=== Information supplied ===
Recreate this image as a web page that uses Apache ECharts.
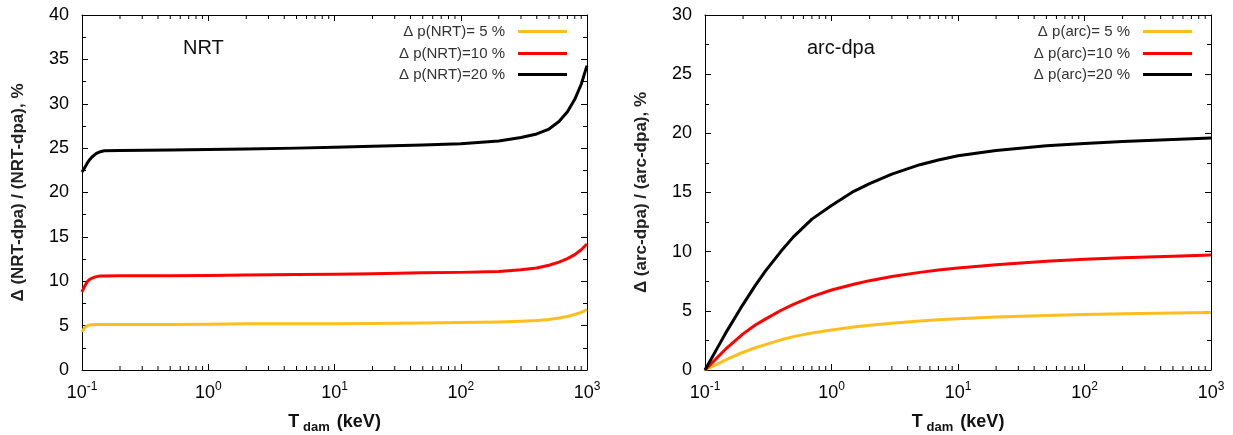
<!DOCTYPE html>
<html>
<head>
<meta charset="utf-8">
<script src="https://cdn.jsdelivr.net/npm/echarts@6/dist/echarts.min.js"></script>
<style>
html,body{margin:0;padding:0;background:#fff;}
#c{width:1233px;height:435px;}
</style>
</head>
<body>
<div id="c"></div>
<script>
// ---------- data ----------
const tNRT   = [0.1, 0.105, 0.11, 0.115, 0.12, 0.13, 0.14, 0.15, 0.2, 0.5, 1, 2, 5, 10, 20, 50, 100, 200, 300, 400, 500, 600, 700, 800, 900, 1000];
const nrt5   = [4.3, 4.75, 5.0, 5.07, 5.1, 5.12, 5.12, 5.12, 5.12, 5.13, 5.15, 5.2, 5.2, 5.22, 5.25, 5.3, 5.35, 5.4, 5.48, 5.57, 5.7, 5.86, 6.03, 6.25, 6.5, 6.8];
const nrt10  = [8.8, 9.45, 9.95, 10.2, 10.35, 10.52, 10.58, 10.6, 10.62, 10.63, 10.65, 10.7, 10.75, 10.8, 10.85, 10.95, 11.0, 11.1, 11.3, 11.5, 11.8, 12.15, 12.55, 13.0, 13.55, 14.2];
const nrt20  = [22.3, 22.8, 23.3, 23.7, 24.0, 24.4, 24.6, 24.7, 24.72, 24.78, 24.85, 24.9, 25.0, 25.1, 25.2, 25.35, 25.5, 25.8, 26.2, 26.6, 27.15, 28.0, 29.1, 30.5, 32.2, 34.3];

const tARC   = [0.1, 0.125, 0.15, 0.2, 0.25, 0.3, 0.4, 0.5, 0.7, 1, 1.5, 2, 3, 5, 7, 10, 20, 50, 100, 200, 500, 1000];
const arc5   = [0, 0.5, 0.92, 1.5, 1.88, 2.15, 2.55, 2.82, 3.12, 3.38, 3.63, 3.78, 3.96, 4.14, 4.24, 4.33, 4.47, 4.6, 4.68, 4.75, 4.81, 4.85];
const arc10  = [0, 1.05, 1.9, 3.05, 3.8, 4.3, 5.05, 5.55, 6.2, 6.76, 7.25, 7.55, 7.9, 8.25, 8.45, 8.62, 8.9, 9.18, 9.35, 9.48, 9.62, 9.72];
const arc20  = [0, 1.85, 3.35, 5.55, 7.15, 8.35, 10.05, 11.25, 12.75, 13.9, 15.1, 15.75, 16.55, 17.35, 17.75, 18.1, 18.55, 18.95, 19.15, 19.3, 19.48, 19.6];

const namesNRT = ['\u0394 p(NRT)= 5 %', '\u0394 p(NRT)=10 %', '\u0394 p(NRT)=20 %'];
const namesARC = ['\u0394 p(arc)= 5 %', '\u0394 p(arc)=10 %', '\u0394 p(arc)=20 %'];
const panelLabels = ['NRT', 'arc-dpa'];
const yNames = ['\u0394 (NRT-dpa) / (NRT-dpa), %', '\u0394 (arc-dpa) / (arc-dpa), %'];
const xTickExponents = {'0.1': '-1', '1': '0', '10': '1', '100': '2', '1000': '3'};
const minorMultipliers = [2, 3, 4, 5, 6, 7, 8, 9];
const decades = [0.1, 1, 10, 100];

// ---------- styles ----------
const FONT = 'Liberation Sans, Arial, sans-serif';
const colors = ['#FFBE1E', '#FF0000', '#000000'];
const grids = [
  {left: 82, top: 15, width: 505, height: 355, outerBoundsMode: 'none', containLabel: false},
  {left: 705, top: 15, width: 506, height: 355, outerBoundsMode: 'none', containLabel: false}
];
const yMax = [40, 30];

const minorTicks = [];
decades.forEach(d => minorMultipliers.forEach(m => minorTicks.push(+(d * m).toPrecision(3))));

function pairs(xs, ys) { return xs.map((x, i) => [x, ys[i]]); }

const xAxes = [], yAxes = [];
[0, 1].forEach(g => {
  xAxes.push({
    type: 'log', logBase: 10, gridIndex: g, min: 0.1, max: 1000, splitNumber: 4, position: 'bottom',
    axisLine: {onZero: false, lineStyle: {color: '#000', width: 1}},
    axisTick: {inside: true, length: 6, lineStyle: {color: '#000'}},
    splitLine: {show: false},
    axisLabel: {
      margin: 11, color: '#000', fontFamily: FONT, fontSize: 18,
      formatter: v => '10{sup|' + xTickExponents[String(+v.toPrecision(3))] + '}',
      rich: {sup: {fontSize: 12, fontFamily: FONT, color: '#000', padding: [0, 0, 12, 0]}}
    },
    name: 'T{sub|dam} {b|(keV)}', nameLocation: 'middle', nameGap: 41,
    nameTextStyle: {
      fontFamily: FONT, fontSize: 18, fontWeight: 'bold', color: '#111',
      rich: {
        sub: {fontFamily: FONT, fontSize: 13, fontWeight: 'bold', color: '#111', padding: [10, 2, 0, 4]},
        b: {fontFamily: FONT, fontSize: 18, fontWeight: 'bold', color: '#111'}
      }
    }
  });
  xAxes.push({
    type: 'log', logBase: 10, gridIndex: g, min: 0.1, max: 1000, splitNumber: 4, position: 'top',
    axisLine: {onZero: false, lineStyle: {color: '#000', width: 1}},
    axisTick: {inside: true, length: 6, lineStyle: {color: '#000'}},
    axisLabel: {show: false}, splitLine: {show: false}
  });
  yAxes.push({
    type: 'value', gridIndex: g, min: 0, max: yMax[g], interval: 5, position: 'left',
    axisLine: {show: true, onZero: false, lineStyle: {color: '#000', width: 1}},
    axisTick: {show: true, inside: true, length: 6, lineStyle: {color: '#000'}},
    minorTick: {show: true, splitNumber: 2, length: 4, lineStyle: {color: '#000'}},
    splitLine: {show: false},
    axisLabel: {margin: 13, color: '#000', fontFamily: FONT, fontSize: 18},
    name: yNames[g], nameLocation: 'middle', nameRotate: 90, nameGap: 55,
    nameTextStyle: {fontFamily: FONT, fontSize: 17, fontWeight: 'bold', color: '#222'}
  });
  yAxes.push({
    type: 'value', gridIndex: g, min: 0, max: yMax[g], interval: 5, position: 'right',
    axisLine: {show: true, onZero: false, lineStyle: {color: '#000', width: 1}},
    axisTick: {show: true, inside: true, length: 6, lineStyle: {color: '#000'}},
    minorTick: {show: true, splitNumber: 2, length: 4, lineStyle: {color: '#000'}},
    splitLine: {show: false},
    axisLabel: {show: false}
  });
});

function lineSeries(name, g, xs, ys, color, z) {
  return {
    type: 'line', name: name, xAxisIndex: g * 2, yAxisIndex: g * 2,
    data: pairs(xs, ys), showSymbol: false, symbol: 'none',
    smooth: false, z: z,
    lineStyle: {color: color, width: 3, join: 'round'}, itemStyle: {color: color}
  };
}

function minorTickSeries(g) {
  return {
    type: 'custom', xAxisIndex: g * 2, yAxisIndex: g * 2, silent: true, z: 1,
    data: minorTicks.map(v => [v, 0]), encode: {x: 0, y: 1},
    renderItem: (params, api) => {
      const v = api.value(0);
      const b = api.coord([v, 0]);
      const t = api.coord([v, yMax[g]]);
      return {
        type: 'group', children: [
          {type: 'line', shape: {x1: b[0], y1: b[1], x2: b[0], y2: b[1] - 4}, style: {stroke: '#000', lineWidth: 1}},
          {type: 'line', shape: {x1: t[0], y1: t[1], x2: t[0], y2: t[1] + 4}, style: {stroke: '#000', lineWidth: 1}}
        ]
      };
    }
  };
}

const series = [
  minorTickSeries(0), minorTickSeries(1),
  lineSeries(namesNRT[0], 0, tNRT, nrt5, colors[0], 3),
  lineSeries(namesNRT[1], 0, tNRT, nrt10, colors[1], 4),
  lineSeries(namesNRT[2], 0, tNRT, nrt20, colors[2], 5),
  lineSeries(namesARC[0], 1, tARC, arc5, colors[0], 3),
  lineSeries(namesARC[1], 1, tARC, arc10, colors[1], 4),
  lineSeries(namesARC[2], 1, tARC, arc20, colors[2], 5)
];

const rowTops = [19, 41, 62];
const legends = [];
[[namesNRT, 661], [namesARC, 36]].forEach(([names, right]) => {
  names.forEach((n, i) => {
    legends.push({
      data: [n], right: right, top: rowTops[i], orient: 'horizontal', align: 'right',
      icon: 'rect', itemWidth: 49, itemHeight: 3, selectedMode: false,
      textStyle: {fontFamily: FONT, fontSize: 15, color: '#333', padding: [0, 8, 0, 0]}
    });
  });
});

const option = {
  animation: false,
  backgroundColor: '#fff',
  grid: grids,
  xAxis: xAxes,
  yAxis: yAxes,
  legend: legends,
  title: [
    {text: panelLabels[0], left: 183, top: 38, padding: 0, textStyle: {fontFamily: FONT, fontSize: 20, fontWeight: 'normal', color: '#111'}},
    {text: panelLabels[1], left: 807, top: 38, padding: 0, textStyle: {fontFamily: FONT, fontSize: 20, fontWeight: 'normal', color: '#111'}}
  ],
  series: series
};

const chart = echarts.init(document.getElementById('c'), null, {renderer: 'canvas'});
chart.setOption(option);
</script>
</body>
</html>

=== Prompt ===
Repeat only the lines from the beginning of the material through the line containing "const decades = [0.1, 1, 10, 100];", both ends kept, leaving pictures out.

=== Output for this exercise ===
Recreate this image as a web page that uses Apache ECharts.
<!DOCTYPE html>
<html>
<head>
<meta charset="utf-8">
<script src="https://cdn.jsdelivr.net/npm/echarts@6/dist/echarts.min.js"></script>
<style>
html,body{margin:0;padding:0;background:#fff;}
#c{width:1233px;height:435px;}
</style>
</head>
<body>
<div id="c"></div>
<script>
// ---------- data ----------
const tNRT   = [0.1, 0.105, 0.11, 0.115, 0.12, 0.13, 0.14, 0.15, 0.2, 0.5, 1, 2, 5, 10, 20, 50, 100, 200, 300, 400, 500, 600, 700, 800, 900, 1000];
const nrt5   = [4.3, 4.75, 5.0, 5.07, 5.1, 5.12, 5.12, 5.12, 5.12, 5.13, 5.15, 5.2, 5.2, 5.22, 5.25, 5.3, 5.35, 5.4, 5.48, 5.57, 5.7, 5.86, 6.03, 6.25, 6.5, 6.8];
const nrt10  = [8.8, 9.45, 9.95, 10.2, 10.35, 10.52, 10.58, 10.6, 10.62, 10.63, 10.65, 10.7, 10.75, 10.8, 10.85, 10.95, 11.0, 11.1, 11.3, 11.5, 11.8, 12.15, 12.55, 13.0, 13.55, 14.2];
const nrt20  = [22.3, 22.8, 23.3, 23.7, 24.0, 24.4, 24.6, 24.7, 24.72, 24.78, 24.85, 24.9, 25.0, 25.1, 25.2, 25.35, 25.5, 25.8, 26.2, 26.6, 27.15, 28.0, 29.1, 30.5, 32.2, 34.3];

const tARC   = [0.1, 0.125, 0.15, 0.2, 0.25, 0.3, 0.4, 0.5, 0.7, 1, 1.5, 2, 3, 5, 7, 10, 20, 50, 100, 200, 500, 1000];
const arc5   = [0, 0.5, 0.92, 1.5, 1.88, 2.15, 2.55, 2.82, 3.12, 3.38, 3.63, 3.78, 3.96, 4.14, 4.24, 4.33, 4.47, 4.6, 4.68, 4.75, 4.81, 4.85];
const arc10  = [0, 1.05, 1.9, 3.05, 3.8, 4.3, 5.05, 5.55, 6.2, 6.76, 7.25, 7.55, 7.9, 8.25, 8.45, 8.62, 8.9, 9.18, 9.35, 9.48, 9.62, 9.72];
const arc20  = [0, 1.85, 3.35, 5.55, 7.15, 8.35, 10.05, 11.25, 12.75, 13.9, 15.1, 15.75, 16.55, 17.35, 17.75, 18.1, 18.55, 18.95, 19.15, 19.3, 19.48, 19.6];

const namesNRT = ['\u0394 p(NRT)= 5 %', '\u0394 p(NRT)=10 %', '\u0394 p(NRT)=20 %'];
const namesARC = ['\u0394 p(arc)= 5 %', '\u0394 p(arc)=10 %', '\u0394 p(arc)=20 %'];
const panelLabels = ['NRT', 'arc-dpa'];
const yNames = ['\u0394 (NRT-dpa) / (NRT-dpa), %', '\u0394 (arc-dpa) / (arc-dpa), %'];
const xTickExponents = {'0.1': '-1', '1': '0', '10': '1', '100': '2', '1000': '3'};
const minorMultipliers = [2, 3, 4, 5, 6, 7, 8, 9];
const decades = [0.1, 1, 10, 100];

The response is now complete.